Stored records
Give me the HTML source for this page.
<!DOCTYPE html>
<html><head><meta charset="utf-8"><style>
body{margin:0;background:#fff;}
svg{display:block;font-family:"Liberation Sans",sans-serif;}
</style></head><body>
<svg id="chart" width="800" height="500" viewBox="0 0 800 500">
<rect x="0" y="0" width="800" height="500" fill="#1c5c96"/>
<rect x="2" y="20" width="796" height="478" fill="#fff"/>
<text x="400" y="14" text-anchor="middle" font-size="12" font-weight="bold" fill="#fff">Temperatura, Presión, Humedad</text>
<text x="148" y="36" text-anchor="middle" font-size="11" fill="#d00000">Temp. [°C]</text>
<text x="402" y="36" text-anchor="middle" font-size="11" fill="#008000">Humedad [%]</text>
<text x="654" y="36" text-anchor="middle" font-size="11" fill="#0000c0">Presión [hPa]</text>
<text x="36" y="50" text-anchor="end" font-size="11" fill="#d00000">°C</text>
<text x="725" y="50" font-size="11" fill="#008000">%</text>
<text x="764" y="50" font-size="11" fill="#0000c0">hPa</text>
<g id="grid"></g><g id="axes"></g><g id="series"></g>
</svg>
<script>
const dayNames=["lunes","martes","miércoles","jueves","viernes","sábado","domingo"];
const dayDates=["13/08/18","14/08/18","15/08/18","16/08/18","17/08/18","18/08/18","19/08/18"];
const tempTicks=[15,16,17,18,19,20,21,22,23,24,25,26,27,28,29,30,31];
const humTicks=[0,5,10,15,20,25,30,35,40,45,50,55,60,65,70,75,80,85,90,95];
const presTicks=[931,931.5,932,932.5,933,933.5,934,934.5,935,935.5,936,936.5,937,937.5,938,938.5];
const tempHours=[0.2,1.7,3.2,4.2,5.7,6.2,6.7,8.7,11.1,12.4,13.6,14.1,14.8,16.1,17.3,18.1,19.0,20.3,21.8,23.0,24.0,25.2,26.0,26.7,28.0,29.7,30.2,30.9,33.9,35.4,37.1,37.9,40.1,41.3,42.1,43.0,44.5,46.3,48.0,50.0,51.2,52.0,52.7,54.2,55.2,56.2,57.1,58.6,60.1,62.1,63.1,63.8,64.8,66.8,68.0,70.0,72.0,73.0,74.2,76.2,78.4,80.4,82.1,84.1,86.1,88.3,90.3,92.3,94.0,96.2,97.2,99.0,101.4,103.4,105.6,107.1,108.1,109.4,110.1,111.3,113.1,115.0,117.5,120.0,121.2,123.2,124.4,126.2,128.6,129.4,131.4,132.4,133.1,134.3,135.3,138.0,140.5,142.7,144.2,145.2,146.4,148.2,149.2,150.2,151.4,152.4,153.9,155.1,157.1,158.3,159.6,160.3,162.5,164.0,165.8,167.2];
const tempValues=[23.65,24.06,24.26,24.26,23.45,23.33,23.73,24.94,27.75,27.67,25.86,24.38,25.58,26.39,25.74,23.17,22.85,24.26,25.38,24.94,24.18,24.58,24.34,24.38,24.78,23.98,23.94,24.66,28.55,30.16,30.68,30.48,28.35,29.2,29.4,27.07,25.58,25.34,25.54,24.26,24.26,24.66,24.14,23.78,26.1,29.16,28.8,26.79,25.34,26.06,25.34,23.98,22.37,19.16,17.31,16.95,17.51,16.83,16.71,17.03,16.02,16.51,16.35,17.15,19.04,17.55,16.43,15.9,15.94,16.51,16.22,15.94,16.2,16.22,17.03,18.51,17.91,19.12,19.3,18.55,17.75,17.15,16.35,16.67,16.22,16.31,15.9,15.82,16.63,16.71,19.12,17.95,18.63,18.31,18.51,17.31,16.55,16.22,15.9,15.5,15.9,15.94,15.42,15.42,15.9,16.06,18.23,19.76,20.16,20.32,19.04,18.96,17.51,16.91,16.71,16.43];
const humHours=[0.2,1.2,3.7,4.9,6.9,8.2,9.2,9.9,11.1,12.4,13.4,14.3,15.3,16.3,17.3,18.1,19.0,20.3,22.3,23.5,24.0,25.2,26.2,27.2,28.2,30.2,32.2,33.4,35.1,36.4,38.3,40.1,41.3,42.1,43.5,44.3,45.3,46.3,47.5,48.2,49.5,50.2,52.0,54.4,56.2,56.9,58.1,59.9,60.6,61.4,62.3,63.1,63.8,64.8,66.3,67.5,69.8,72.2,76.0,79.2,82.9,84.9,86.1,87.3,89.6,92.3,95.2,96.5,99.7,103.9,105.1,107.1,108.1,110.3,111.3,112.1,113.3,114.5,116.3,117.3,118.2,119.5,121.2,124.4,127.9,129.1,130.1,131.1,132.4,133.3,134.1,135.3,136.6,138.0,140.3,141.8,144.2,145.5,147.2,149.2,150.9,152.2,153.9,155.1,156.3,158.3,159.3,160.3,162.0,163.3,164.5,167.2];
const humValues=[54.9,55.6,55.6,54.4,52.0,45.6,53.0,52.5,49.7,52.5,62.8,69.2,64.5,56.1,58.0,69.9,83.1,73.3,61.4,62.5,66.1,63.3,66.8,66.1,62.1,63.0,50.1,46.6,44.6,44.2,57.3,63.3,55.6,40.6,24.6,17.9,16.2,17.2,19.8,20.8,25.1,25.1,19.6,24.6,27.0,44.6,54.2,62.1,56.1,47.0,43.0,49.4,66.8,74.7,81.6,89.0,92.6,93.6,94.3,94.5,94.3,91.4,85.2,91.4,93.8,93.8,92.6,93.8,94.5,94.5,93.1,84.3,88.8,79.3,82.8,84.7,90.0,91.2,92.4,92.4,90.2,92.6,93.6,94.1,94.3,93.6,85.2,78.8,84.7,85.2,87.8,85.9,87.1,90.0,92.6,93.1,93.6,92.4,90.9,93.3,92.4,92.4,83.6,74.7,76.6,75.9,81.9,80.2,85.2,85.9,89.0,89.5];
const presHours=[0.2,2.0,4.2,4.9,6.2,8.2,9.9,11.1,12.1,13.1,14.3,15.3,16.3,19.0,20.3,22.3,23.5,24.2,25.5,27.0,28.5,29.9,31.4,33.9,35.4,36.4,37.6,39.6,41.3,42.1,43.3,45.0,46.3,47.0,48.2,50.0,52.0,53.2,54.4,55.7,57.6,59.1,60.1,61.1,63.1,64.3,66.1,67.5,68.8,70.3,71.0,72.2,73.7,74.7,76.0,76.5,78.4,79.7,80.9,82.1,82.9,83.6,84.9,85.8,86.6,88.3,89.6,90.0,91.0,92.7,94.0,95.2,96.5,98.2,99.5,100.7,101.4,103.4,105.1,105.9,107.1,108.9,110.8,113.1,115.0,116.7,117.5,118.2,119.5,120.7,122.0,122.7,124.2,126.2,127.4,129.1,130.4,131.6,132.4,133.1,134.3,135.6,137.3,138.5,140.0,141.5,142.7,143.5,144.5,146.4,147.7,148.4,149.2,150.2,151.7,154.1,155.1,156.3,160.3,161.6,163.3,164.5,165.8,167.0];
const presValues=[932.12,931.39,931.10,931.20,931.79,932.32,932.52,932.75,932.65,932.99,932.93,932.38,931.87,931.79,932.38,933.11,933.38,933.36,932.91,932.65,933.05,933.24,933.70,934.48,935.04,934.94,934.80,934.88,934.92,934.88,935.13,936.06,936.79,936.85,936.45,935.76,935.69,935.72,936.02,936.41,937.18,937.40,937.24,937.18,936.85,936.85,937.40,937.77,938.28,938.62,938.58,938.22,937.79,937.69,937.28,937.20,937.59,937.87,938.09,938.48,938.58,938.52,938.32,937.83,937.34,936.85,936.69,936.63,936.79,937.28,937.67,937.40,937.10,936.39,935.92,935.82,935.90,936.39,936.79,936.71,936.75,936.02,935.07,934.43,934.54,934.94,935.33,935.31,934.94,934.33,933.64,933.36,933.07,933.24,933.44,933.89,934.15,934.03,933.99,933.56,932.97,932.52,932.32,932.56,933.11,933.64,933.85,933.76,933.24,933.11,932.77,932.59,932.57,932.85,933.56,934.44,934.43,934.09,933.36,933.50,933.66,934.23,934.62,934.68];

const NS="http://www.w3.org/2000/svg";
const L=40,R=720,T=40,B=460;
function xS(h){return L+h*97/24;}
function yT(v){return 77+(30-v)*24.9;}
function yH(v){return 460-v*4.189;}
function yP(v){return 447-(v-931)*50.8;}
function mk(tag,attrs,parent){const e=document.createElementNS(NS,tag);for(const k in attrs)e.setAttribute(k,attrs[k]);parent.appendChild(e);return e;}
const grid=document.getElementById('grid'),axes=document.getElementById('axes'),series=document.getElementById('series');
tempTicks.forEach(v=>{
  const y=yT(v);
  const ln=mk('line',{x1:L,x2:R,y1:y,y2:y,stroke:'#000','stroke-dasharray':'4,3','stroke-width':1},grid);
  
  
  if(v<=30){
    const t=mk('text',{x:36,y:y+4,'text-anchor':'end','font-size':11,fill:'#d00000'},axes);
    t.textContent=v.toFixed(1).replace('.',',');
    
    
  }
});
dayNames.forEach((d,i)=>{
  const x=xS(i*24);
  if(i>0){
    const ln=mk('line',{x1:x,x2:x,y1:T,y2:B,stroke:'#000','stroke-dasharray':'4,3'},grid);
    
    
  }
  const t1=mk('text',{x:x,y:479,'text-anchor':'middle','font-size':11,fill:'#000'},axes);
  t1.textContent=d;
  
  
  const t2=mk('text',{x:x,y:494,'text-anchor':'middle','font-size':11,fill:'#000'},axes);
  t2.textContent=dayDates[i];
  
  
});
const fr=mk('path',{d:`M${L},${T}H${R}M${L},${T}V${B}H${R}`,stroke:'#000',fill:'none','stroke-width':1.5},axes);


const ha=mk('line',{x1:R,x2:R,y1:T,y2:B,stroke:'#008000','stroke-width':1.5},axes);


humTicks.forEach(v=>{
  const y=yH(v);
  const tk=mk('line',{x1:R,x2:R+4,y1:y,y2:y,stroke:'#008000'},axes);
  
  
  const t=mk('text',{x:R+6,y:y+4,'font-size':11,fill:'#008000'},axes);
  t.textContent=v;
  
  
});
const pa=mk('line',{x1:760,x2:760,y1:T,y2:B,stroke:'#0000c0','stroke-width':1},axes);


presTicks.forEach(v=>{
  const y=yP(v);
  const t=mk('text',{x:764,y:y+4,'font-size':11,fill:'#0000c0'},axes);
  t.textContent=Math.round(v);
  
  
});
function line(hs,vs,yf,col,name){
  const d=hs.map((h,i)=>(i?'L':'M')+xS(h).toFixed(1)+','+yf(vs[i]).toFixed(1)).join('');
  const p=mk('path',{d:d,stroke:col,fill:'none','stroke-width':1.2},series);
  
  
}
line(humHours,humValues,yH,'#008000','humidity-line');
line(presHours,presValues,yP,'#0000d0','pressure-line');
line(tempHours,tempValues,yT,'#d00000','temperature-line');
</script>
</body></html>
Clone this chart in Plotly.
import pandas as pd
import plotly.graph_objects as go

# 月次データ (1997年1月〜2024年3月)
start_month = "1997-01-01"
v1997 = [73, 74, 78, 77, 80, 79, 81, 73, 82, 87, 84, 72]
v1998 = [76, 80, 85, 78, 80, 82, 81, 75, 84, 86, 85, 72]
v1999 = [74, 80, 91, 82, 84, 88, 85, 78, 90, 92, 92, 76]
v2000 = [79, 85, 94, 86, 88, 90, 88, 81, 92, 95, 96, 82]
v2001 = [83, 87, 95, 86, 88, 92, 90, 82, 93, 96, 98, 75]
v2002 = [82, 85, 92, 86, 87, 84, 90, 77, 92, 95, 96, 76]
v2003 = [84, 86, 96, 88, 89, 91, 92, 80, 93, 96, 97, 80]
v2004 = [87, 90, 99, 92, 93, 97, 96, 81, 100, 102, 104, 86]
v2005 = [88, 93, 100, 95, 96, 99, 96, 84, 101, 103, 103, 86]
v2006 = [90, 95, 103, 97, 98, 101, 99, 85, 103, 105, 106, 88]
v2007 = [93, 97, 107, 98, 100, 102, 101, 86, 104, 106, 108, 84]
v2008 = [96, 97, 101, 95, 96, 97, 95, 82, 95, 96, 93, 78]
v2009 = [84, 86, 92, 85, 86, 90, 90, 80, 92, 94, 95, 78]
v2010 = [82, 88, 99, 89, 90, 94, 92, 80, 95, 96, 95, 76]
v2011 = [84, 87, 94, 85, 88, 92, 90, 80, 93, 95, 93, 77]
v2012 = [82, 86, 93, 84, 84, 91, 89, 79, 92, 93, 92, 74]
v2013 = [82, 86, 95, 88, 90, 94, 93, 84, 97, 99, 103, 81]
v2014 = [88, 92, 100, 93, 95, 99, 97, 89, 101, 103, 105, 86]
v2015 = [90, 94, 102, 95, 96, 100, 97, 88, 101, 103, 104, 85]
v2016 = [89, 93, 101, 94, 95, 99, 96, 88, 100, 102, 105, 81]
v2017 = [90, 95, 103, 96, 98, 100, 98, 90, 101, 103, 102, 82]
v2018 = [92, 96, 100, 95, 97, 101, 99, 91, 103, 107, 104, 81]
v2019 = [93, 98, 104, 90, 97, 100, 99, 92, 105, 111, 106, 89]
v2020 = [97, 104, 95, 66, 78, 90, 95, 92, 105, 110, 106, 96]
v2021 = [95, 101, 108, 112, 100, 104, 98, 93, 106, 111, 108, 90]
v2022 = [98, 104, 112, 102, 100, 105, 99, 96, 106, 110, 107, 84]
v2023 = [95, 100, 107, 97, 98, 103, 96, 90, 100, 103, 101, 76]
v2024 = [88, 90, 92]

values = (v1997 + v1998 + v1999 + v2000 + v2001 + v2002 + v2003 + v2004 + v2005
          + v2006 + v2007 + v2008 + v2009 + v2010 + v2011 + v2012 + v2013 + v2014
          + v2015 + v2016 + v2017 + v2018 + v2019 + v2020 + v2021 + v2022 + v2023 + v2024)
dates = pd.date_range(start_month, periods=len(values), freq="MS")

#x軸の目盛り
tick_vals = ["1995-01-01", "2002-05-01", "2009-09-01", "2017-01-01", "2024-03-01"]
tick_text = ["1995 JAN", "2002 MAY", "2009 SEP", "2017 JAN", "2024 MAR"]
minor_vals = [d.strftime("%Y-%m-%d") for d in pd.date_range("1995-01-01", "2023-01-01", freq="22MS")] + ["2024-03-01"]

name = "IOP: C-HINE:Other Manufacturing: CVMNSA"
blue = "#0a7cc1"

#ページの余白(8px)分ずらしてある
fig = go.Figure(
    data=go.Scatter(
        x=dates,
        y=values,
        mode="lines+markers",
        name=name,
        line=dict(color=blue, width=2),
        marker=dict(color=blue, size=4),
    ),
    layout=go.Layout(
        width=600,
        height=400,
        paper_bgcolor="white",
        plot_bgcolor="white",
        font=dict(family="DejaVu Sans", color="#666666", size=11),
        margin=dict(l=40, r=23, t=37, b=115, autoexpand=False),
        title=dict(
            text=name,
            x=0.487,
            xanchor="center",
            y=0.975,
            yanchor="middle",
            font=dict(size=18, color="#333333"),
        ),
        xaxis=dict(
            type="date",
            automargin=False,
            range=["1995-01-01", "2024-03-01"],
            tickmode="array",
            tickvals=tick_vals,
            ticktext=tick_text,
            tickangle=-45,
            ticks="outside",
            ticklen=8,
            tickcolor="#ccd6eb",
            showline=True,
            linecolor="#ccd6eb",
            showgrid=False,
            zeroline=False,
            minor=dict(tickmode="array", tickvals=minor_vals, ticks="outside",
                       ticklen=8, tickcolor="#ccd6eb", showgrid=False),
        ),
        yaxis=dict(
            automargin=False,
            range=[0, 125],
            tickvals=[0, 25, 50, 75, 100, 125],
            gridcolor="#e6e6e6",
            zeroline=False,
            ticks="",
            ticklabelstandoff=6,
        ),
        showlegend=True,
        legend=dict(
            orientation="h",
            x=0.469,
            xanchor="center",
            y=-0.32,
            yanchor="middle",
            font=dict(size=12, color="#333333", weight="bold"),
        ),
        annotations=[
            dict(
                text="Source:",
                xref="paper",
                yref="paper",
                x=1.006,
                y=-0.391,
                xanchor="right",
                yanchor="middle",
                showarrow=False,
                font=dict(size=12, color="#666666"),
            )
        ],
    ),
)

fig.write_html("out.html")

* _EXERCISE GOAL_: Each line holding "this" must be found and copied.

* _SOLUTION_:
Give me the HTML source for this page.
Clone this chart in Plotly.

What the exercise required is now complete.